I have a spreadsheet of attendees from an event registration that I'm trying to clean up. Each ticket that an attendee may have purchased gets exported as a row. I'm trying to transform the sheet so that instead of having multiple rows for one person's different tickets, there is one row per attendee with their different ticket types listed in columns across one row. But also, some people only have one ticket type and therefore one row. I want to maintain the additional information in the other columns.
So for example, I want there to be one Kevin McAleese row that has columns saying I have a ticket for "Thursday" and "Friday & Saturday," plus columns for pronouns, WORC, etc.
I'm new to OpenRefine and I'm getting lost with the transposing... Any help?

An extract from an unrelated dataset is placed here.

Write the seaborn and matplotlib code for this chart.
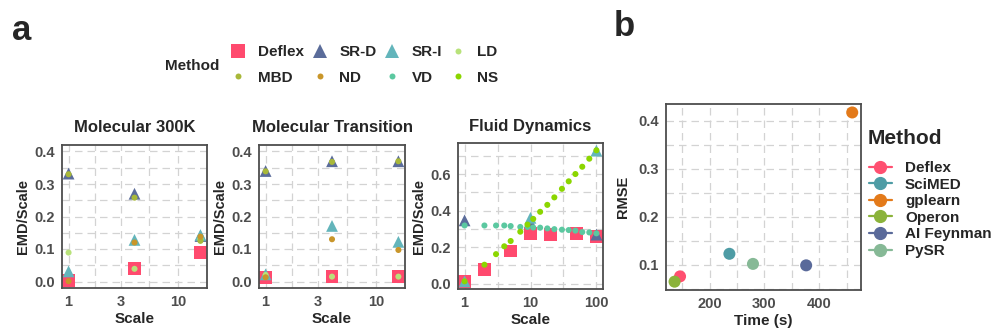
import matplotlib
matplotlib.use("Agg")
import matplotlib.pyplot as plt
from matplotlib.lines import Line2D
from matplotlib.ticker import FixedLocator, NullFormatter
import seaborn as sns
import pandas as pd

sns.set_style("white")
plt.rcParams['font.family'] = ['Liberation Sans', 'DejaVu Sans']
plt.rcParams['font.weight'] = 'bold'

# ---- panel a data ----
methods_a = ["Deflex", "SR-D", "SR-I", "LD", "MBD", "ND", "VD", "NS"]
colors_a = ["#FF4A6E", "#5B6C9A", "#63B5BB", "#B8E27A", "#A8B839", "#C9962A", "#5BC8A0", "#8BD600"]
markers_a = ["s", "^", "^", "o", "o", "o", "o", "o"]
sizes_a = [85, 72, 72, 19, 19, 19, 19, 19]

scale_mol = [1, 4, 16]
m300 = {
    "Deflex": [0.003, 0.039, 0.089],
    "SR-D": [0.332, 0.270, 0.140],
    "SR-I": [0.031, 0.128, 0.143],
    "LD": [0.089, 0.039, 0.130],
    "MBD": [0.330, 0.258, 0.125],
    "ND": [0.001, 0.120, 0.138],
}
mtrans = {
    "Deflex": [0.013, 0.015, 0.015],
    "SR-D": [0.340, 0.370, 0.370],
    "SR-I": [0.022, 0.171, 0.122],
    "LD": [0.020, 0.015, 0.015],
    "MBD": [0.339, 0.368, 0.370],
    "ND": [0.013, 0.130, 0.097],
}

scale_fd = [1, 2, 5, 10, 20, 50, 100]
fd_deflex = [0.010, 0.078, 0.178, 0.275, 0.268, 0.272, 0.258]
scale_sr = [1, 10, 100]
fd_srd = [0.346, 0.335, 0.268]
fd_sri = [0.012, 0.360, 0.728]
scale_dense = [1, 2, 3, 4, 5, 7, 9, 11, 14, 18, 23, 30, 38, 48, 61, 78, 100]
fd_vd = [0.318, 0.318, 0.318, 0.318, 0.315, 0.310, 0.310, 0.307, 0.306, 0.302,
         0.298, 0.295, 0.293, 0.290, 0.282, 0.280, 0.275]
fd_ns = [0.012, 0.103, 0.161, 0.204, 0.233, 0.284, 0.323, 0.354, 0.393, 0.431,
         0.472, 0.519, 0.560, 0.600, 0.640, 0.684, 0.730]

# ---- panel b data ----
methods_b = ["Deflex", "SciMED", "gplearn", "Operon", "AI Feynman", "PySR"]
colors_b = ["#FF4F70", "#4E9CA5", "#E37A1A", "#8BB33A", "#5A6A9A", "#86B996"]
time_b = [146, 236, 460, 136, 376, 279]
rmse_b = [0.076, 0.123, 0.417, 0.065, 0.099, 0.102]

pal_a = dict(zip(methods_a, colors_a))
mk_a = dict(zip(methods_a, markers_a))
sz_a = dict(zip(methods_a, sizes_a))

W, H = 998, 334
fig = plt.figure(figsize=(W / 100, H / 100), dpi=100)


def box(l, r, t, b):
    return [l / W, 1 - b / H, (r - l) / W, (b - t) / H]


FRAME = "#4D4D4D"
GRID = "#D3D3D3"


def style_ax(ax):
    for s in ax.spines.values():
        s.set_color(FRAME)
        s.set_linewidth(1.3)
    ax.grid(True, which="both", color=GRID, linestyle=(0, (6, 4)), linewidth=0.9)
    ax.set_axisbelow(True)
    ax.tick_params(which="major", direction="out", length=3, width=1, color=FRAME,
                   labelcolor="#4D4D4D", labelsize=10.5, pad=2)
    ax.tick_params(which="minor", length=0)
    for lab in ax.get_xticklabels() + ax.get_yticklabels():
        lab.set_fontweight("bold")


def long_df(xs, d):
    rows = []
    for m in methods_a:
        if m in d:
            for x, y in zip(xs[m] if isinstance(xs, dict) else xs, d[m]):
                rows.append((m, x, y))
    return pd.DataFrame(rows, columns=["Method", "Scale", "EMD"])


def draw_panel(ax, df, title, xticks, xminor, xlim, ylim, yticks):
    sns.scatterplot(data=df, x="Scale", y="EMD", hue="Method", style="Method", size="Method",
                    palette=pal_a, markers=mk_a, sizes=sz_a, linewidth=0, alpha=1,
                    legend=False, ax=ax)
    ax.set_xscale("log")
    ax.set_xlim(*xlim)
    ax.set_ylim(*ylim)
    ax.xaxis.set_major_locator(FixedLocator(xticks))
    ax.set_xticklabels([str(t) for t in xticks])
    ax.xaxis.set_minor_locator(FixedLocator(xminor))
    ax.xaxis.set_minor_formatter(NullFormatter())
    ax.set_yticks(yticks)
    ax.set_yticklabels([f"{t:.1f}" for t in yticks])
    ax.yaxis.set_minor_locator(FixedLocator([(a + b) / 2 for a, b in zip(yticks[:-1], yticks[1:])]
                                            + [yticks[-1] + (yticks[1] - yticks[0]) / 2]))
    ax.set_title(title, fontsize=12, fontweight="bold", pad=9)
    ax.set_xlabel("Scale", fontsize=11, fontweight="bold", labelpad=2)
    ax.set_ylabel("EMD/Scale", fontsize=10.5, fontweight="bold", labelpad=3)
    style_ax(ax)


ax1 = fig.add_axes(box(62, 207, 145, 288))
draw_panel(ax1, long_df(scale_mol, m300), "Molecular 300K", [1, 3, 10],
           [3 ** 0.5, 30 ** 0.5], (10 ** -0.06, 10 ** 1.264), (-0.02, 0.42),
           [0.0, 0.1, 0.2, 0.3, 0.4])

ax2 = fig.add_axes(box(259, 405, 145, 288))
draw_panel(ax2, long_df(scale_mol, mtrans), "Molecular Transition", [1, 3, 10],
           [3 ** 0.5, 30 ** 0.5], (10 ** -0.06, 10 ** 1.264), (-0.02, 0.42),
           [0.0, 0.1, 0.2, 0.3, 0.4])

fd = {"Deflex": fd_deflex, "SR-D": fd_srd, "SR-I": fd_sri, "VD": fd_vd, "NS": fd_ns}
fd_x = {"Deflex": scale_fd, "SR-D": scale_sr, "SR-I": scale_sr, "VD": scale_dense, "NS": scale_dense}
ax3 = fig.add_axes(box(458, 603, 143, 289))
draw_panel(ax3, long_df(fd_x, fd), "Fluid Dynamics", [1, 10, 100],
           [10 ** 0.5, 10 ** 1.5], (10 ** -0.1, 10 ** 2.1), (-0.03, 0.77),
           [0.0, 0.2, 0.4, 0.6])

# legend for panel a (row-major order rearranged for column-major fill)
handles = {m: Line2D([], [], linestyle="none", marker=mk_a[m], color=pal_a[m],
                     markersize=(9.5 if mk_a[m] != "o" else 4.3), markeredgewidth=0)
           for m in methods_a}
order = ["Deflex", "MBD", "SR-D", "ND", "SR-I", "VD", "LD", "NS"]
leg_a = fig.legend([handles[m] for m in order], order, loc="center left",
                   bbox_to_anchor=(230 / W, 1 - 65 / H), ncol=4, frameon=False,
                   prop={"size": 11, "weight": "bold"}, handlelength=1.1,
                   handletextpad=0.75, columnspacing=0.45, labelspacing=0.75,
                   borderpad=0, borderaxespad=0)
fig.text(192 / W, 1 - 66 / H, "Method", ha="center", va="center", fontsize=11, fontweight="bold")

# ---- panel b ----
dfb = pd.DataFrame({"Method": methods_b, "Time": time_b, "RMSE": rmse_b})
axb = fig.add_axes(box(666, 861, 104, 290))
sns.scatterplot(data=dfb, x="Time", y="RMSE", hue="Method", palette=dict(zip(methods_b, colors_b)),
                s=75, linewidth=0, alpha=1, legend=False, ax=axb)
axb.set_xlim(120.4, 476)
axb.set_ylim(0.0477, 0.4346)
axb.set_xticks([200, 300, 400])
axb.set_yticks([0.1, 0.2, 0.3, 0.4])
axb.set_yticklabels(["0.1", "0.2", "0.3", "0.4"])
axb.xaxis.set_minor_locator(FixedLocator([150, 250, 350, 450]))
axb.yaxis.set_minor_locator(FixedLocator([0.05, 0.15, 0.25, 0.35]))
axb.set_xlabel("Time (s)", fontsize=11, fontweight="bold", labelpad=2)
axb.set_ylabel("RMSE", fontsize=10.5, fontweight="bold", labelpad=6)
style_ax(axb)

hb = [Line2D([], [], color=c, marker="o", markersize=8.5, linewidth=1.6) for c in colors_b]
leg_b = fig.legend(hb, methods_b, loc="upper left", bbox_to_anchor=(869 / W, 1 - 161 / H),
                   frameon=False, prop={"size": 11, "weight": "bold"}, handlelength=1.5,
                   handletextpad=0.85, labelspacing=0.17, borderpad=0, borderaxespad=0)
fig.text(868 / W, 1 - 139 / H, "Method", fontsize=15, fontweight="bold", va="center", ha="left")

fig.text(12 / W, 1 - 30 / H, "a", fontsize=25, fontweight="bold", va="center", ha="left")
fig.text(614 / W, 1 - 26 / H, "b", fontsize=25, fontweight="bold", va="center", ha="left")

fig.savefig("out.png", dpi=100)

Welcome to the OpenRefine community! I don't think you need to worry about transpose. Here's a quick sketch of way to do what you want:
- Create a Full Name column from First Name + " " + "Last Name"
- Duplicate the Full Name column as Normalized Name
- Move Normalized Name to the far left
- Deduplication Normalized Name by using clustering (steps 2-4 unnecessary if you're sure the names all have correct and consistent spellings)

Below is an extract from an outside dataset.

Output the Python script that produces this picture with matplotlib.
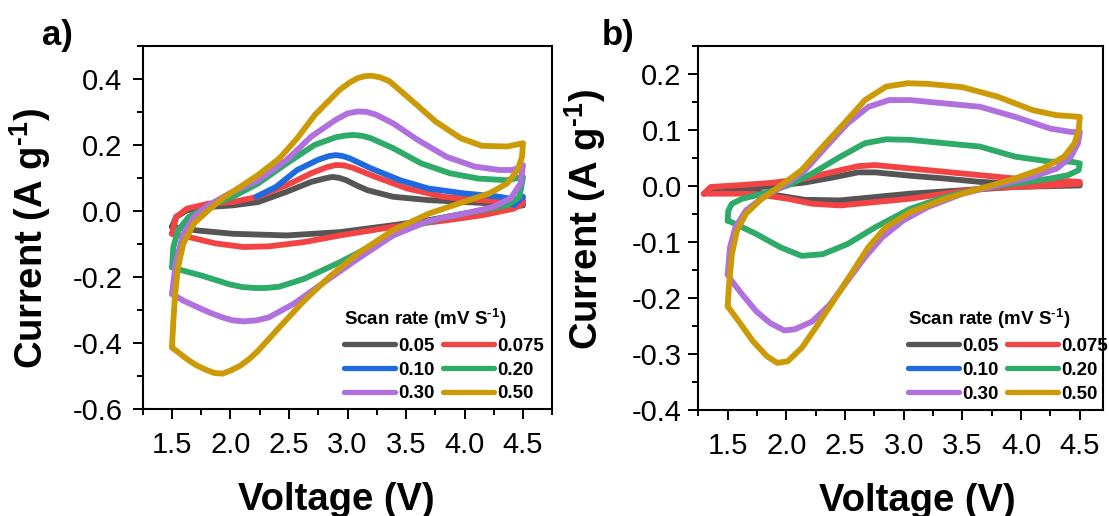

- Blank Down on Normalized Name (or Full Name is skipping 2-4)
- Join Multivalued Cells on Registration Column using an appropriate separator character which won't conflict with your data
- Join Multivalued Cells on the remaining columns
- Optionally uniquify your list(s) by using a transform like value.split('|').uniques().join('|') (replacing | with your actual separator character)
I hope this sketch helps you get started.